Azure AI Foundry Inference (Preview)

This is a first-party Swagger specification for Azure AI Foundry models, specifically designed for Chat Completion tasks. It currently supports only the Chat Completions endpoint.

This connector is available in the following products and regions:

Service Class Regions
Logic Apps Standard All Logic Apps regions except the following:
     -   Azure Government regions
     -   Azure China regions
     -   US Department of Defense (DoD)
Contact
Name Microsoft
URL Microsoft LogicApps Support
Connector Metadata
Publisher Microsoft

Creating a connection

The connector supports the following authentication types:

Default Parameters for creating connection. All regions Shareable

Default

Applicable: All regions

Parameters for creating connection.

This is shareable connection. If the power app is shared with another user, connection is shared as well. For more information, please see the Connectors overview for canvas apps - Power Apps | Microsoft Docs

Name Type Description Required
API Key securestring The API Key for this Model Inference Endpoint True
Target Uri string Specify the inference endpoint for the Foundry model True

Throttling Limits

Name Calls Renewal Period
API calls per connection 5000 60 seconds

Actions

Create a chat completion

Generates a completion for a conversation, based on the provided messages and model configuration.

Create a chat completion

Generates a completion for a conversation, based on the provided messages and model configuration.

Parameters

Name Key Required Type Description
API version
api-version string

The version of the API to use for this model chat completions endpoint.

role
role string

The role of the sender of the message (e.g., 'user', 'assistant').

content
content object

The content of the message.

temperature
temperature float

The sampling temperature to use, between 0 and 1. Higher values make the output more random.

top_p
top_p float

The top-p sampling parameter, between 0 and 1.

max_tokens
max_tokens integer

The maximum number of tokens to generate in the response.

model
model string

Model Deployment Name.

Returns

Definitions

Choice

Name Path Type Description
content_filter_results
content_filter_results object

Results from the content filter applied to the response.

finish_reason
finish_reason string

The reason the model stopped generating further tokens.

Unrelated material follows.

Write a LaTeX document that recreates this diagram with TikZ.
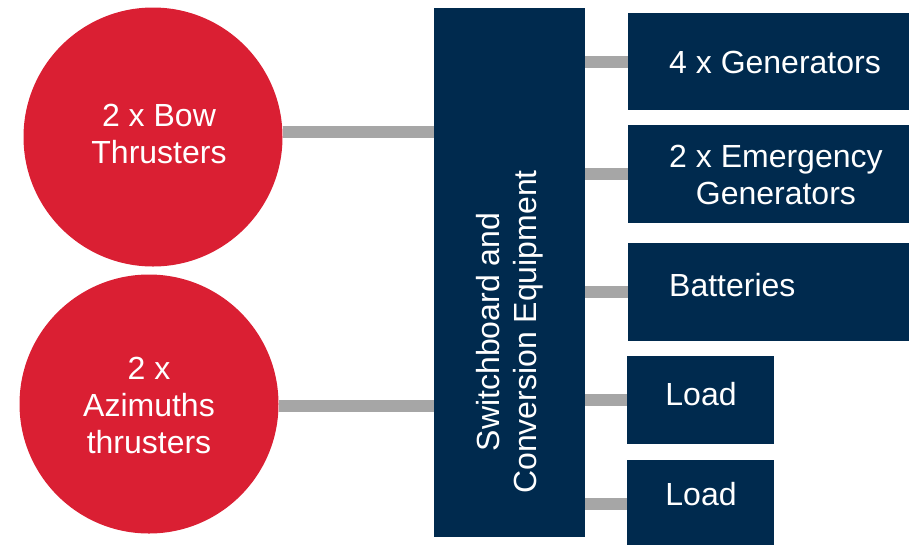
\documentclass[tikz,border=0pt]{standalone}
\usepackage{fontspec}
\setmainfont{Liberation Sans}
\usetikzlibrary{positioning}
\begin{document}
\begin{tikzpicture}[
    x=1pt, y=-1pt,
    every node/.style={font=\fontsize{32}{37}\selectfont, align=center, text=white},
    thruster/.style={circle, fill=thrusterRed, minimum size=259pt, inner sep=0pt},
    board/.style={rectangle, fill=navyTone, inner sep=0pt},
    supply/.style={board, minimum width=281pt, minimum height=98pt},
    loadbox/.style={board, minimum width=147pt, minimum height=88pt},
    boxLabel/.style={anchor=west, inner sep=0pt},
    link/.style={draw=linkGray, line width=12pt}
  ]
    \definecolor{navyTone}{RGB}{0,42,78}
    \definecolor{thrusterRed}{RGB}{218,31,51}
    \definecolor{linkGray}{RGB}{166,166,166}

    \useasboundingbox (0,0) rectangle (909,544);

    % thrusters
    \node[thruster] (bow) at (153,137) {};
    \node[inner sep=0pt] (bowLabel) at (159,134) {2 x Bow\\Thrusters};
    \node[thruster] (azi) at (149,404) {};
    \node[inner sep=0pt] (aziLabel) at (149,405) {2 x\\Azimuths\\thrusters};

    % switchboard
    \node[board, minimum width=151pt, minimum height=529pt] (sw) at (509.5,272.5) {};
    \node[rotate=90, inner sep=0pt] (swLabel) at (510,332) {Switchboard and\\Conversion Equipment};

    % supplies and loads
    \node[supply, minimum height=97pt] (gen) at (768.5,61.5) {};
    \node[boxLabel] (genLabel) at (669,62) {4 x Generators};
    \node[supply] (emg) at (768.5,174) {};
    \node[boxLabel] (emgLabel) at (669,175) {2 x Emergency\\Generators};
    \node[supply] (bat) at (768.5,292) {};
    \node[boxLabel] (batLabel) at (669,285) {Batteries};
    \node[loadbox] (loadA) at (700.5,400) {};
    \node[inner sep=0pt] (loadALabel) at (701,394) {Load};
    \node[loadbox] (loadB) at (700.5,504) {};
    \node[inner sep=0pt] (loadBLabel) at (701,494) {Load};

    % connectors
    \draw[link] ([yshift=5pt]bow.east) -- ([yshift=5pt]bow.east -| sw.west);
    \draw[link] ([yshift=-2pt]azi.east) -- ([yshift=-2pt]azi.east -| sw.west);
    \foreach \target in {gen,emg,bat,loadA,loadB}
      \draw[link] (\target.west -| sw.east) -- (\target.west);
  \end{tikzpicture}
\end{document}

Possible values include 'stop', 'length', 'content_filter', etc.

index
index integer

The index of this choice within the generated set of completions.

logprobs
logprobs string

Log probabilities associated with each token in the response (if requested).

content
message.content string

The content of the generated message in the conversation. This is the response to user's NL query.

refusal
message.refusal string

If the model refuses to generate a message, this field describes the refusal.

role
message.role string

The role of the sender of the message (e.g., 'user', 'assistant').

PromptFilterResult

Name Path Type Description
prompt_index
prompt_index integer

The index of the prompt in the original input.

content_filter_results
content_filter_results object

The content filter metadata applied to the prompt.

CompletionTokensDetails

Details about the token usage for completion.

Name Path Type Description
accepted_prediction_tokens
accepted_prediction_tokens integer

The number of tokens accepted as valid predictions for the response.

reasoning_tokens
reasoning_tokens integer

The number of tokens used for the model's reasoning process.

rejected_prediction_tokens
rejected_prediction_tokens integer

The number of tokens rejected during the prediction process.

PromptTokensDetails

Details about the tokens used in the prompt.

Name Path Type Description
cached_tokens
cached_tokens integer

The number of tokens that were cached and reused for the prompt.

Usage

Token usage details for the request, including both prompt and completion tokens.

Name Path Type Description
completion_tokens
completion_tokens integer

The number of tokens consumed by the completion.

completion_tokens_details
completion_tokens_details CompletionTokensDetails

Details about the token usage for completion.

prompt_tokens
prompt_tokens integer

The number of tokens consumed by the prompt.

prompt_tokens_details
prompt_tokens_details PromptTokensDetails

Details about the tokens used in the prompt.

total_tokens
total_tokens integer

The total number of tokens consumed by the entire request (prompt + completion).

ChatCompletionResponse

Name Path Type Description
choices
choices array of Choice

The list of generated completions for the given prompt.

id
id string

A unique identifier for the chat completion request.

model
model string

The model used for generating the chat completion.

prompt_filter_results
prompt_filter_results array of PromptFilterResult

The content filter results for each prompt in the request.

usage
usage Usage

Token usage details for the request, including both prompt and completion tokens.